La corrupción y el autoritarismo, sin embargo, habían tenido tiempo de sobra para contaminar el cuerpo social, y la estructura de los gobiernos de Fox y de Felipe Calderón, su sucesor, nacieron desgastadas por los mismos males que le carcomieron el corazón al PRI. De ahí el derrumbe del PAN en las elecciones de hace tres años y el triunfo de Peña Nieto y de un PRI obligado por la indignación ciudadana a introducir desde el gobierno considerables aunque todavía insuficientes reformas al sistema político y económico mexicano y a la cultura y los hábitos de sus oficiantes.

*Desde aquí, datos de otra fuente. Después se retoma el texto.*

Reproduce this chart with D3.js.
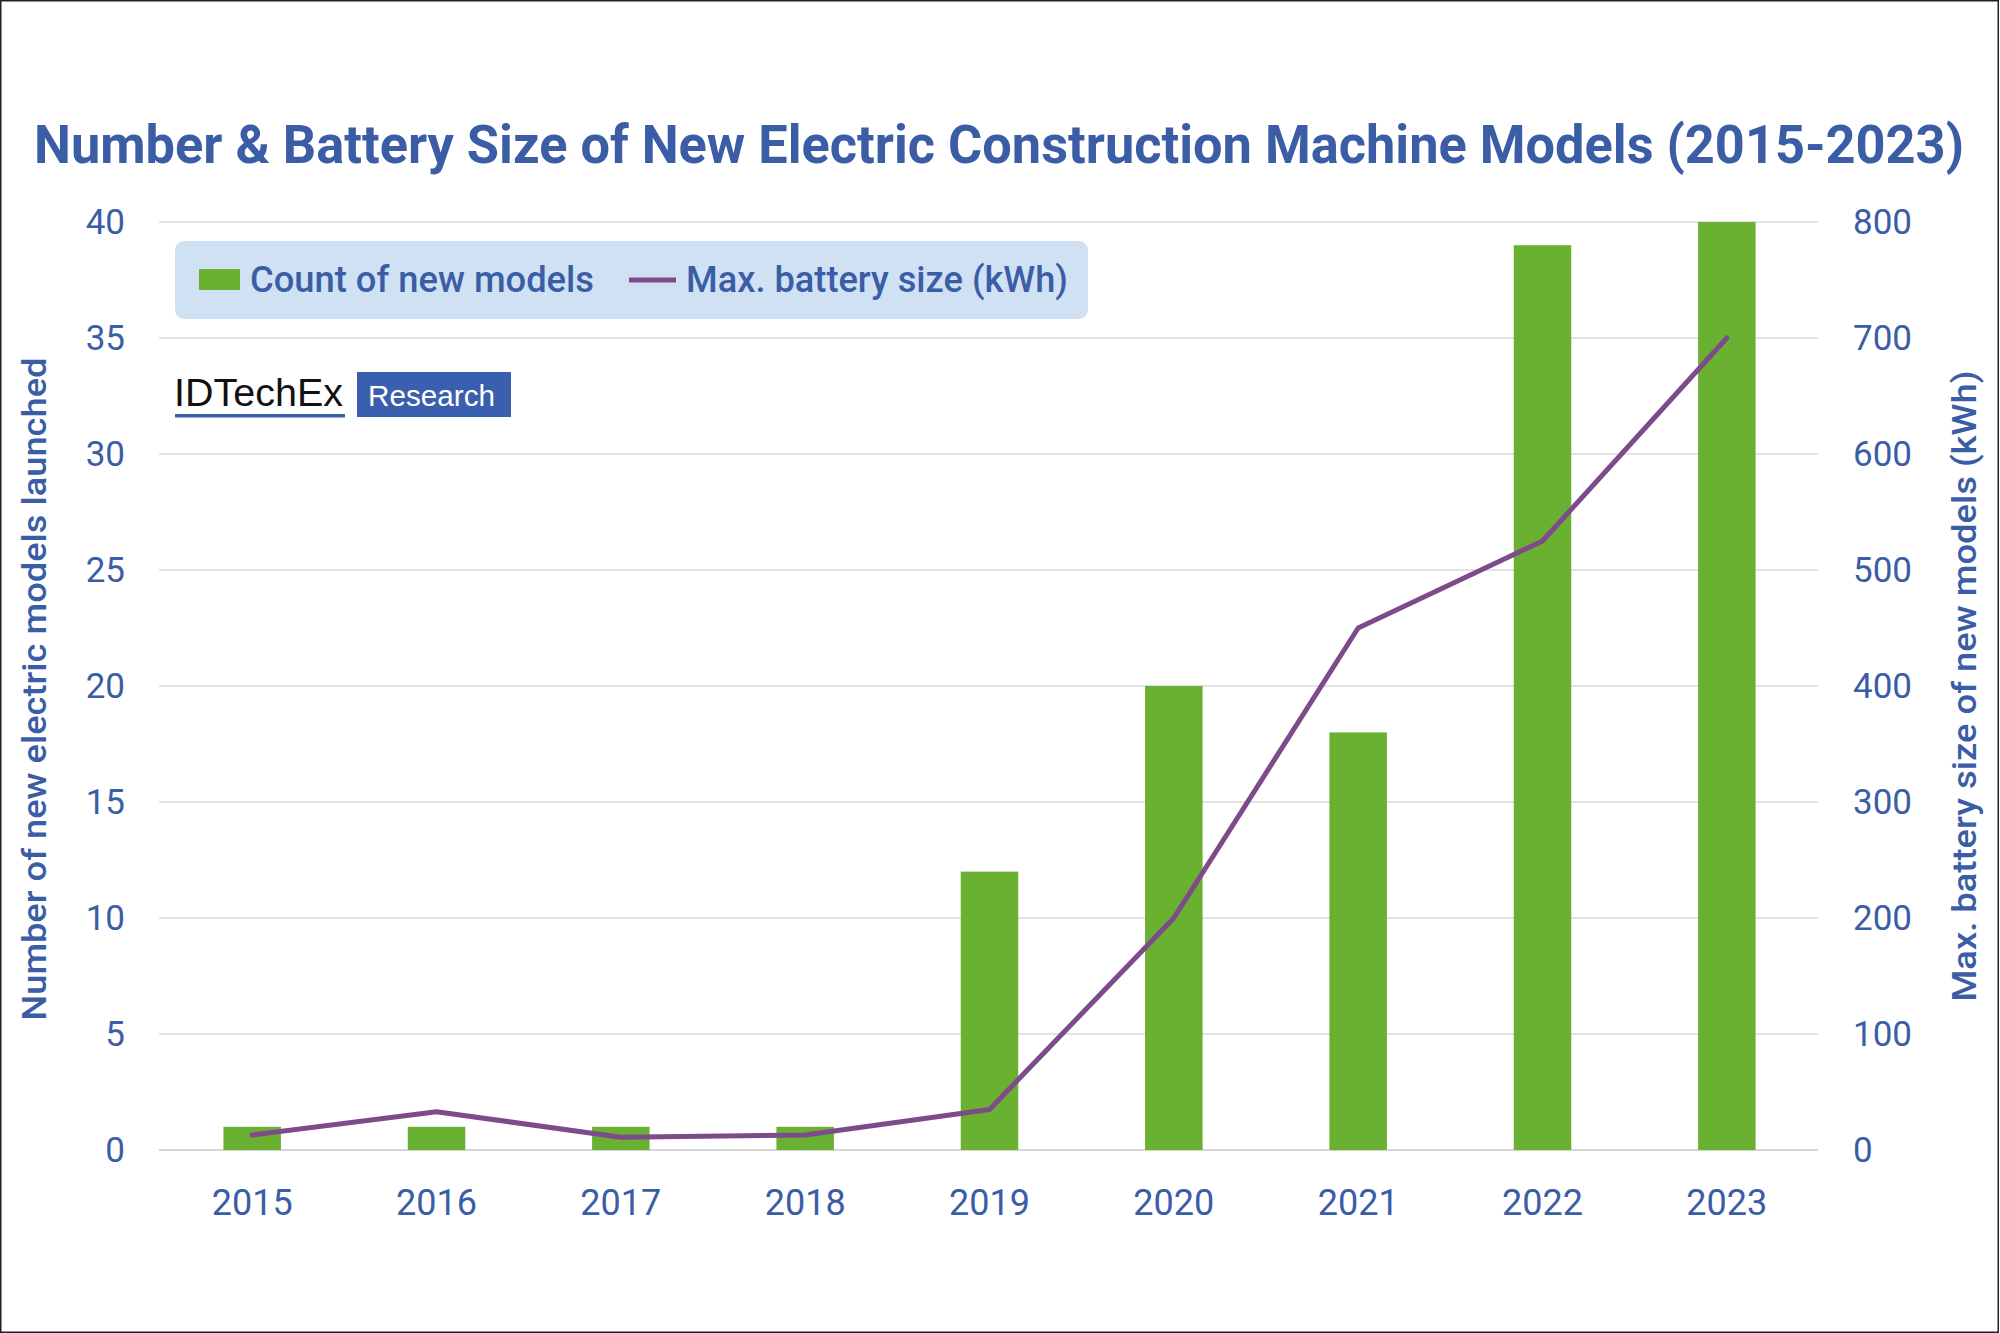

Quizá porque el bipartidismo como forma de equilibrio político se impuso hace demasiado poco, el esfuerzo por imprimirle a la “democracia” mexicana un rostro distinto parece haber sido en vano. La consecuencia más evidente de esta fallida transformación, como advierten Castañeda y otros tantos analistas de postín, fue la elección del antiguo miembro del PRI y ahora independiente, José Rafael Calderón, llamado El Bronco, como gobernador de Nuevo León, el segundo estado en importancia industrial del país y primer candidato a gobernador que se alza en las urnas con un triunfo que hasta ahora estaba al alcance exclusivo de los candidatos partidistas. Entre las reformas promovidas por Peña Nieto  para modernizar el sistema y aliviar en algo la indignación creciente de la gente por unos cambios que no lo eran, hizo posible la candidatura y el triunfo de Rodríguez Calderón, quien con indiscutible razón le atribuye su elección al hecho de que “los ciudadanos ya se cansaron de este sistema. (En definitiva, afirma), el ciudadano es más poderoso que cualquier sistema.”

Sin duda, la explicación suena a retórica más o menos populista, pero también constituye un justo reconocimiento al malestar ciudadano que no cesa de aumentar a medida que al desencanto de los mexicanos se añaden los graves problemas económicos que afectan al país. Aún es muy pronto para sacar conclusiones válidas sobre estos comicios, pero por ahora puede decirse que si bien no puede uno compartir del todo el júbilo de muchos mexicanos que califican a estas elecciones como una “fiesta democrática”, tampoco puede sostenerse la tesis de que el gran ganador ha sido la indignación de los mexicanos. Como en el pasado, la imprecisión y la vaguedad son las reglas del juego que comienza desarrollarse a partir de estos resultados. En medio de la ambigüedad, los partidos, sus dirigentes y los políticos sin partido, tendrán que revisar a fondo y rectificar sus posiciones si en verdad asumen que el desafío actual de México, más allá de sus serias dificultades económicas y su crisis social, es la lucha a fondo contra las fuerzas, unas del mal, otras de la propia tradición política mexicana, que insisten en cerrarle el paso a la construcción de una auténtica democracia y a la modernidad. Si no lo hacen ellos lo harán los ciudadanos, como ha advertido Rodríguez Calderón. En definitiva, los electores molestos e indignados no constituyen una amenaza para la democracia. La fortalecen.

Este siglo XXI, con la ambigüedad imponiéndose como el principal elemento constitutivo de todas las obras humanas, habría que enjuiciar el comportamiento del electorado con una buena dosis de modernidad. Ni lo uno ni lo otro, sino todo lo contrario. Fin del bipartidismo, como está ocurriendo en el resto de América Latina y cuya desaparición ya comienza a vislumbrarse en el escenario europeo. Elecciones estas que sin duda recogen y expresan el malestar de la sociedad, pero que también constituyen una reafirmación de la política como actividad civil y civilizada, capaz de dirimir todas las discrepancias y contracciones por las vías pacíficas del diálogo y el voto. Y eso, a pesar de todos los pesares, en los tiempos que corren, no está nada mal.